Lá pros idos dos anos 90, certo dia, eu acompanhava o famoso poeta brasileiro Thiago de Mello até o Aeroporto de Brasília. Eu, projeto de escritor, ele, escritor consagrado e que tinha acabado de lançar um novo livro.
Chegando ao Aeroporto JK, depois de quilômetros de boas histórias, o Poeta me pede licença e segue em direção à livraria do edifício.
Achei legal, e acompanhei aquele senhor grisalho, idoso e firme em seus passos que lembrava alguma árvore majestosa do Amazonas, sua terra querida e tantas vezes por ele cantada. Sua roupa branca, de algodão voava, indiferente aos ternos brasilienses que empesteavam o local ameaçando nos derrubar a qualquer momento, invejosos da sua leveza.
O Poeta entrou peremptoriamente na livraria e foi logo procurando algo. Acompanhei sua busca pensando também adquirir o livro que ele procurava, descobrir qual o autor que deixava o mestre com disposição juvenil e ar preocupado.
- Onde está o meu livro? Perguntou repentinamente a um funcionário da livraria.
- O senhor já escolheu? O empregado devolveu a pergunta, fingindo não conhecer o famoso interlocutor.
- Não. Estou perguntando pelo meu livro. O Livro que escrevi e lancei esta semana em Brasília. Por que não está exposto.
Diante da incerteza do rapaz e da certeza que tive que ele não conhecia o Poeta, eu informei-lhe, discretamente, entre dentes, que aquele senhor era Thiago de Mello, um dos maiores poetas brasileiro e tradutor. Que ele nasceu no Estado do Amazonas. Que ele é um dos poetas mais influentes e respeitados no país, reconhecido como um ícone da literatura regional.
Tem obras traduzidas para mais de trinta idiomas. Preso durante a ditadura militar (1964-1985), exilou-se no Chile, encontrando em Pablo Neruda um amigo e colaborador. Um traduziu a obra do outro e Neruda escreveu ensaios sobre o amigo.
No exílio, morou na Argentina, Chile, França, Alemanha. Com o fim do regime militar, voltou à sua cidade natal, Barreirinha , onde vive até hoje.
Seu poema mais conhecido é Os Estatutos do Homem, onde o poeta chama a atenção do leitor para os valores simples da natureza humana. Seu livro Poesia Comprometida com a Minha e a Tua Vida rendeu-lhe, em 1975, ainda durante o regime militar, prêmio concedido pela Associação Paulista dos Críticos de Arte. e tornou-o conhecido internacionalmente como um intelectual engajado na luta pelos Direito Humanos.

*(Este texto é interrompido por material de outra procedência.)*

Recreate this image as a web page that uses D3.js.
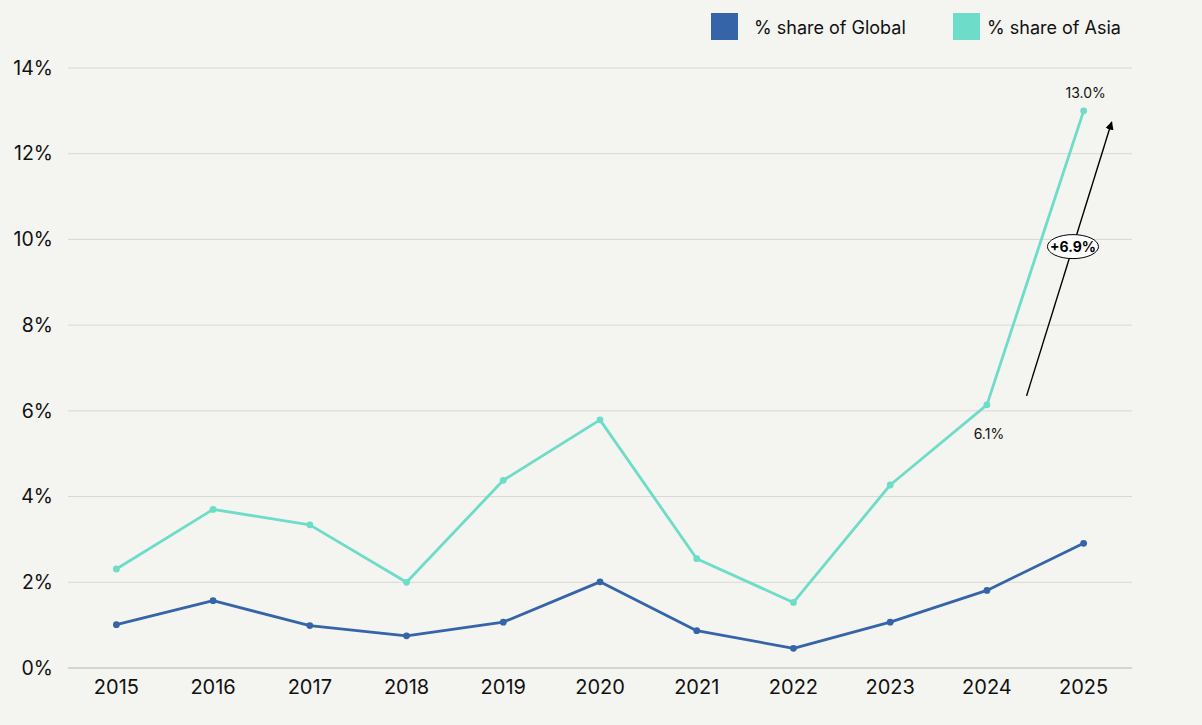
<!DOCTYPE html>
<html>
<head>
<meta charset="utf-8">
<script src="https://cdn.jsdelivr.net/npm/d3@7"></script>
<style>
  html, body { margin: 0; padding: 0; background: #f4f4f0; }
  svg { display: block; font-family: Inter, "Noto Sans", sans-serif; }
</style>
</head>
<body>
<svg id="chart" width="1202" height="725"></svg>
<script>
const years = ["2015","2016","2017","2018","2019","2020","2021","2022","2023","2024","2025"];
const globalShare = [1.01, 1.57, 0.99, 0.75, 1.07, 2.01, 0.87, 0.46, 1.07, 1.81, 2.91];
const asiaShare   = [2.31, 3.70, 3.34, 2.00, 4.38, 5.79, 2.55, 1.53, 4.27, 6.14, 13.0];
const yTicks = [0, 2, 4, 6, 8, 10, 12, 14];
const seriesNames = ["% share of Global", "% share of Asia"];
const seriesColors = ["#3565a8", "#6ddcc8"];
const changeLabel = "+6.9%";

const svg = d3.select("#chart");
const margin = { left: 68, right: 70, top: 68, bottom: 57 };
const W = 1202, H = 725;

const x = d3.scaleBand().domain(years).range([margin.left, W - margin.right]).paddingInner(0).paddingOuter(0);
const xc = d => x(d) + x.bandwidth() / 2;
const y = d3.scaleLinear().domain([0, 14]).range([H - margin.bottom, margin.top]);

// grid
svg.append("g").selectAll("line").data(yTicks.filter(t => t > 0)).join("line")
  .attr("x1", margin.left).attr("x2", W - margin.right)
  .attr("y1", d => y(d)).attr("y2", d => y(d))
  .attr("stroke", "#d8d8d4").attr("stroke-width", 1);

// x axis line
svg.append("line")
  .attr("x1", margin.left).attr("x2", W - margin.right)
  .attr("y1", y(0)).attr("y2", y(0))
  .attr("stroke", "#b5b5b2").attr("stroke-width", 1.2);

// y axis labels
const yAxis = d3.axisLeft(y).tickValues(yTicks).tickSize(0).tickPadding(0).tickFormat(d => d + "%");
const ya = svg.append("g").attr("transform", `translate(${margin.left - 15},0)`).call(yAxis);
ya.select(".domain").remove();
ya.selectAll("text").attr("font-size", 19.5).attr("fill", "#111").attr("font-family", "Inter, sans-serif");

// x axis labels
const xAxis = d3.axisBottom(x).tickSize(0).tickPadding(0);
const xa = svg.append("g").attr("transform", `translate(0,${y(0) + 12})`).call(xAxis);
xa.select(".domain").remove();
xa.selectAll("text").attr("font-size", 20).attr("fill", "#111").attr("font-family", "Inter, sans-serif");

// lines
const line = d3.line().x((d, i) => xc(years[i])).y(d => y(d));
[globalShare, asiaShare].forEach((vals, k) => {
  svg.append("path").datum(vals).attr("d", line)
    .attr("fill", "none").attr("stroke", seriesColors[k]).attr("stroke-width", 2.8)
    .attr("stroke-linejoin", "round");
  svg.append("g").selectAll("circle").data(vals).join("circle")
    .attr("cx", (d, i) => xc(years[i])).attr("cy", d => y(d)).attr("r", 3.4)
    .attr("fill", seriesColors[k]);
});

// value labels
const last = years.length - 1;
svg.append("text").attr("x", xc(years[last]) + 2).attr("y", y(asiaShare[last]) - 13)
  .attr("text-anchor", "middle").attr("font-size", 14).attr("fill", "#111").text(asiaShare[last].toFixed(1) + "%");
svg.append("text").attr("x", xc(years[last - 1]) + 2).attr("y", y(asiaShare[last - 1]) + 34)
  .attr("text-anchor", "middle").attr("font-size", 14).attr("fill", "#111").text(asiaShare[last - 1].toFixed(1) + "%");

// arrow annotation
const step = x.step();
const ax1 = xc(years[last - 1]) + 0.41 * step, ay1 = y(6.35);
const ax2 = xc(years[last]) + 0.29 * step, ay2 = y(12.74);
const defs = svg.append("defs");
defs.append("marker").attr("id", "arr").attr("viewBox", "0 0 10 10").attr("refX", 9).attr("refY", 5)
  .attr("markerWidth", 6).attr("markerHeight", 6).attr("orient", "auto")
  .append("path").attr("d", "M0,0 L10,5 L0,10 z").attr("fill", "#000");
svg.append("line").attr("x1", ax1).attr("y1", ay1).attr("x2", ax2).attr("y2", ay2)
  .attr("stroke", "#000").attr("stroke-width", 1.4).attr("marker-end", "url(#arr)");
const t = 0.545;
const ex = ax1 + (ax2 - ax1) * t, ey = ay1 + (ay2 - ay1) * t;
svg.append("ellipse").attr("cx", ex).attr("cy", ey).attr("rx", 25.5).attr("ry", 12)
  .attr("fill", "#fff").attr("stroke", "#000").attr("stroke-width", 1);
svg.append("text").attr("x", ex).attr("y", ey + 5).attr("text-anchor", "middle")
  .attr("font-size", 14).attr("font-weight", 700).attr("fill", "#000").text(changeLabel);

// legend
const legendX = [711, 953];
seriesNames.forEach((name, k) => {
  const g = svg.append("g").attr("transform", `translate(${legendX[k]},13)`);
  g.append("rect").attr("width", 27).attr("height", 27).attr("fill", seriesColors[k]);
  g.append("text").attr("x", 43 - (k ? 9 : 0)).attr("y", 21).attr("font-size", 18).attr("fill", "#111").text(name);
});
</script>
</body>
</html>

Generoso, sendo essa, segundo amigos, uma das suas principais característica, sempre atribuiu a outros poetas uma poesia maior que a sua, enaltecendo e declamando em diversas ocasiões textos de Ferreira Gullar, Souza lopes, Marcelo Adifa (quando este sequer havia sido publicado), Jáder de Carvalho e Lacyr Anderson.
Correndo o rapaz chamou o gerente, pois, mesmo depois de toda informação, ele fez uma expressão surpreendente, de quem estava diante de um fantasma ou um ser mitológico. Talvez acreditasse que não existissem autores vivos.
Tentei distrair o Poeta, pois Ele estava ficando nervoso e muito chateado. Thiago de Mello pediu meu celular emprestado e ligou para seu Editor e distribuidor. Estava dando-lhe uma bronca quando o gerente desculpando-se, lhe dirigiu a palavra.
- Senhor Thiago de Mello, nos perdoe por não ter colocado seu livro em exposição. As editoras nos mandam milhares de títulos mensais. Não temos mais espaço. Quando fizermos a devolução de alguns títulos encalhados, prometo que seu livro terá o destaque que merece.
Cara, eu não acreditava no que estava ouvindo. Um poeta laureado sem espaço em uma livraria, como assim??? Eu perguntei: e se alguém quisesse comprar o livro como eles fariam? E ele me respondeu que, ou a pessoa esperava eles pegarem no estoque, mais ou menos uma meia hora, ou voltasse no dia seguinte. Simples assim.
Então conclui que, se há vinte anos a situação estava assim nas livrarias, imagine hoje.
A melhor opção para o autores é buscar outros espaços para deixar suas obras em consignação, colocando, no máximo, um ou dois exemplares expostos de forma a despertar a curiosidade do consumidor. Esses novos espaços são os Cafés, Lanchonetes, Supermercados, Boutiques, Cabeleireiros, pontos de ônibus e até alguns Açougues que fazem saraus de poesia e literatura, onde o livro é um destaque na paisagem e não um amontoado de lombadas empilhadas em estantes que chegam a medir cinco metros de altura, assustando leitores eventuais e até mesmo os leitores que gostam de garimpar uma boa obra.